On Friday, our missionary host took us to a Buddhist temple near Songkhla, Thailand. In my mind, I visualized this as simply a building dedicated to Buddha. What I saw was extremely eye-opening. The “temple” was more of a very large park with various areas with different idols. It seemed more like an amusement park than a place of worship, although unfortunately there were forms of worship happening there.
There were lots of markets selling lots of different products – mostly children’s toys and food. Everywhere you looked were different idols or symbols with signs inviting persons to give an offering of money to receive a particular type of luck. For example, there was a pen of live rabbits that said if you “make merit” (give money) to them, you would get quick luck or luck that comes quickly. There were also live turtles and if you made merit there you would have luck that lasted longer. There was even a Spider-man figure that promised “sticky luck” in exchange for money. (I was particularly heartbroken to see Spider-man being used in this way…)
The biggest surprise to me, however, was how this was not simply a temple to Buddha but we saw large Hindu idols and Chinese idols and everything else you might imagine. Although the people that go to this temple would consider themselves staunch Buddhists, their religion really bore no resemblance to any kind of textbook Buddhist teachings at all. Instead, these people seem to be practicing “animism,” worshipping all kinds of spirits and idols in an attempt to appease the “evil ones” and in the false hope that the “good ones” might bless them. We had seen evidence of this in Bangkok as well – there are shrines in front of many homes and businesses not dedicated to Buddha but to the spirits thought to be in control in that particular place. People will bring little objects – flowers, figurines, money, incense and other things – to leave at the shrine to try and receive a blessing from the spirit at that location.
This was a different kind of “lostness” than I saw in Nana the day before but just as heartbreaking. While I was there, I saw many people bow down to several of these idols. I saw some statues with large ears where persons would block one of the ears and whisper their “prayers” in the other ear so that they would be granted. The very same idol worship that I have read about in the Old Testament and which God said that He hates so much was literally happening right in front of me in 2019!
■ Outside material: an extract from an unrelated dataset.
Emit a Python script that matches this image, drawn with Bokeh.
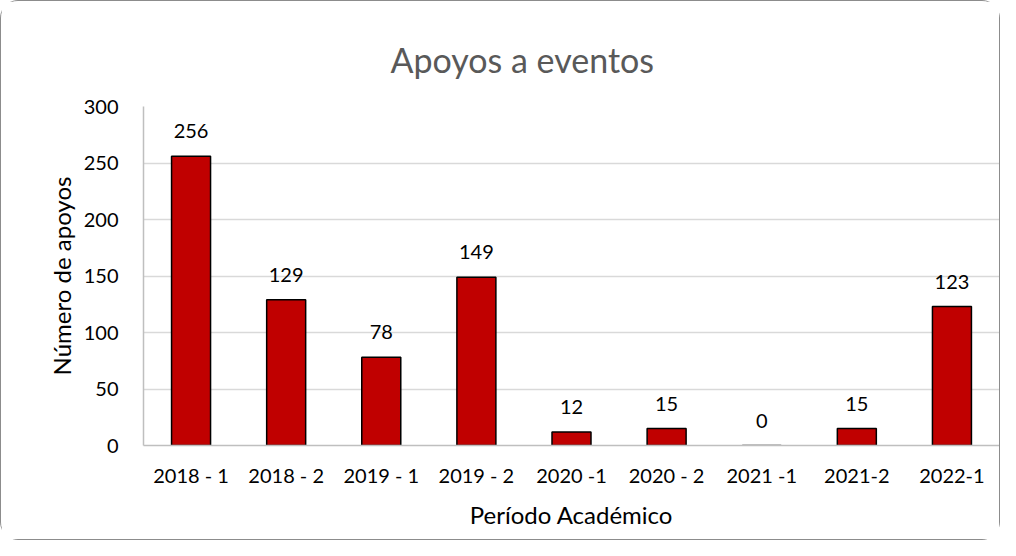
from bokeh.plotting import figure
from bokeh.models import ColumnDataSource, LabelSet, Title
from bokeh.core.properties import value
from bokeh.embed import file_html
from bokeh.resources import INLINE

periods = ["2018 - 1", "2018 - 2", "2019 - 1", "2019 - 2", "2020 -1",
           "2020 - 2", "2021 -1", "2021-2", "2022-1"]
apoyos = [256, 129, 78, 149, 12, 15, 0, 15, 123]

FONT = "Lato"

src = ColumnDataSource(dict(x=periods, y=apoyos, lbl=[str(v) for v in apoyos]))

p = figure(x_range=periods, y_range=(0, 300), width=1000, height=540,
           output_backend="svg", toolbar_location=None,
           min_border_left=142, min_border_right=2,
           min_border_top=105, min_border_bottom=96)

p.styles = {"border": "1.5px solid #8c8c8c", "border-radius": "18px",
            "box-sizing": "border-box"}

t = Title(text="Apoyos a eventos", align="left", offset=247,
          text_font=FONT, text_font_size="34px", text_font_style="normal",
          text_color="#595959", standoff=54)
p.add_layout(t, "above")

p.vbar(x="x", top="y", width=0.41, source=src,
       fill_color="#C00000", line_color="#000000", line_width=1.5)

labels = LabelSet(x="x", y="y", text="lbl", source=src, y_offset=18,
                  text_align="center", text_baseline="bottom",
                  text_font=value(FONT), text_font_size="20px",
                  text_color="#000000")
p.add_layout(labels)

p.outline_line_color = None
p.xgrid.grid_line_color = None
p.ygrid.grid_line_color = "#d9d9d9"
p.ygrid.grid_line_width = 1.5
p.yaxis.ticker = [0, 50, 100, 150, 200, 250, 300]

for ax in (p.xaxis, p.yaxis):
    ax.major_tick_line_color = None
    ax.minor_tick_line_color = None
    ax.axis_line_color = "#bfbfbf"
    ax.axis_line_width = 1.5
    ax.major_label_text_font = FONT
    ax.major_label_text_font_size = "20px"
    ax.major_label_text_color = "#000000"
    ax.axis_label_text_font = FONT
    ax.axis_label_text_font_size = "24px"
    ax.axis_label_text_font_style = "normal"
    ax.axis_label_text_color = "#000000"

p.xaxis.axis_label = "Período Académico"
p.yaxis.axis_label = "Número de apoyos"
p.xaxis.major_label_standoff = 11
p.xaxis.axis_label_standoff = 10
p.yaxis.major_label_standoff = 19
p.yaxis.axis_label_standoff = 5

open("out.html", "w").write(file_html(p, INLINE))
The need in Thailand for the gospel is so great – the people here are suffering in bondage to all of these false idols. We have often been reminded of Paul in Acts 17, where he sees all of the idols in Athens and Scripture says his “spirit was provoked” or that he was greatly distressed. Then he sees an idol to the “unknown god” which they had erected just in case they had inadvertently left someone out. Paul seized on that idea to tell them about the God they didn’t know, who didn’t need to be served by human hands (or have money given to) because he was the creator of all things. I pray that the people of Thailand will come to know this God.